By Jean Chatzky with Arielle McGowen
May 06, 2009
Have you ever wondered why some people seem to have an innate ability to survive, no matter what problems they face?
Is it luck that allows these people to beat the odds? Skill? A combination? Some would say there's a science to it—like Ben Sherwood, author of the new book The Survivor's Club: The Secrets and Science That Could Save Your Life.
"There's a whole field of people who study what are called human factors of survival—why some people live and other people die. I put it together and am using it to help regular folks deal with the everyday stuff we all have to go through," Ben says.
I bet I know what you're thinking: What does this have to do with my money? A lot.
While the "everyday stuff" Ben is talking about could be a car accident or a fire, it could also be layoffs or struggling to pay the rent or coping with a dwindling retirement portfolio.

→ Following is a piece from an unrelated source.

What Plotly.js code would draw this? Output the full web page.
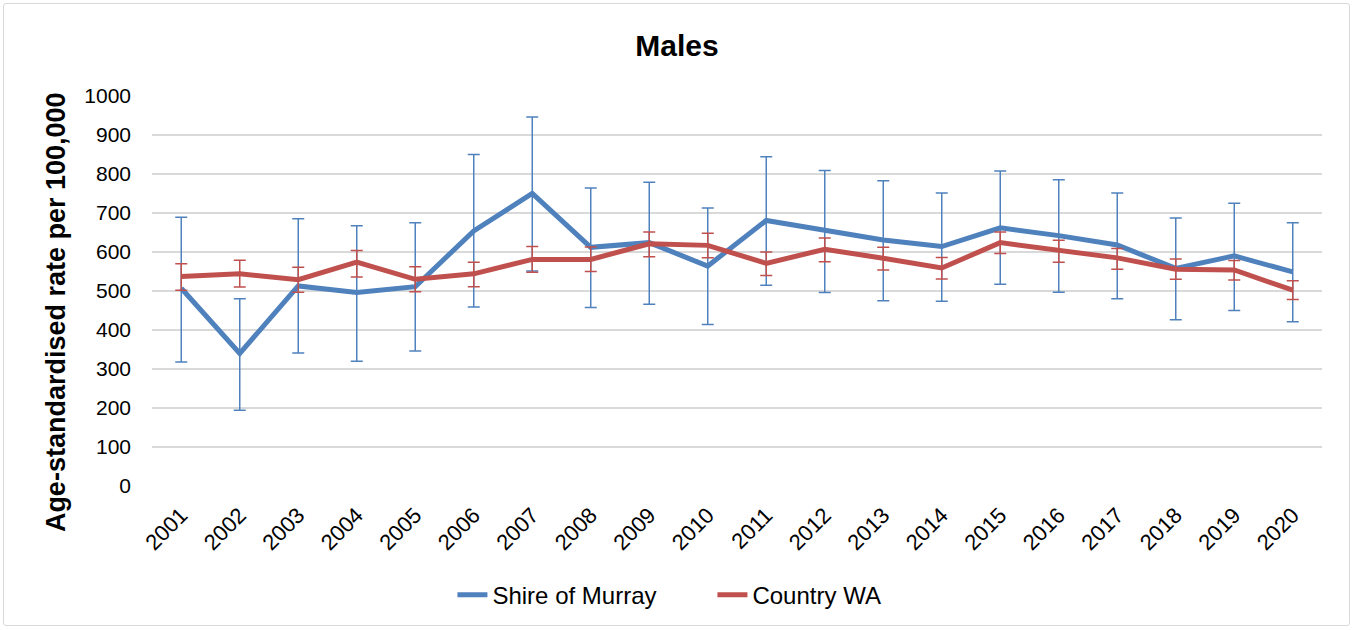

Believe it or not, some of the same strategies apply.
Danger of Delaying
No one likes to think about the scary things in life. "People are not psychologically wired for what are considered to be low-probability, high-consequence events," Ben says.
That means when it comes to something like premature death or getting laid off, we want to push preparation aside. We procrastinate on a will; we delay building an emergency fund. But seemingly healthy people do die abruptly—just look at Natasha Richardson—and they do, as we've seen so dramatically, lose their jobs. If you've prepared, you'll find yourself feeling a bit calmer.
Hug the Monster
Turning a blind eye to your finances always brings trouble. When you let the bills or late notices stay in their envelopes, you're making matters worse. When you finally have to deal with the problem—believe me, you will eventually—it will be exaggerated because you didn't take action.
Face your financial issues head on. Open your bills, pick up the phone, call your lender. If applicable, tell them you're struggling and explain why. If you lost your job or took a pay cut, be ready to prove it. Lenders are now used to these kinds of conversations and are more willing to help. Take Control
Faced with a scary situation, it's natural to let fear take over. You may start to predict the future—"I lost my job; now I'm going to lose my home"—and it becomes your reality. Don't let it, says Alissa Lukara, founder of LifeChallenges.org, a group that supports people facing adversity.
"Rather than acting from a place of fear, bring yourself back to the present moment. All of the things that you've been projecting out about what might happen aren't happening yet, and it's important to remember that," she says.
Instead of assuming a lost job means you'll fall behind on your mortgage, brainstorm ways to replace that income until you find a new position, whether that means selling things on eBay, tightening your budget or doing odd jobs around your neighborhood.
Learn to Be Flexible The reality is the recession has thrown us all for a loop, and life is not going to go exactly as you'd planned—at least for the near future.
"It's okay to grieve for a moment ... but recognize that since what you planned isn't playing out, something else amazing might," Alissa says.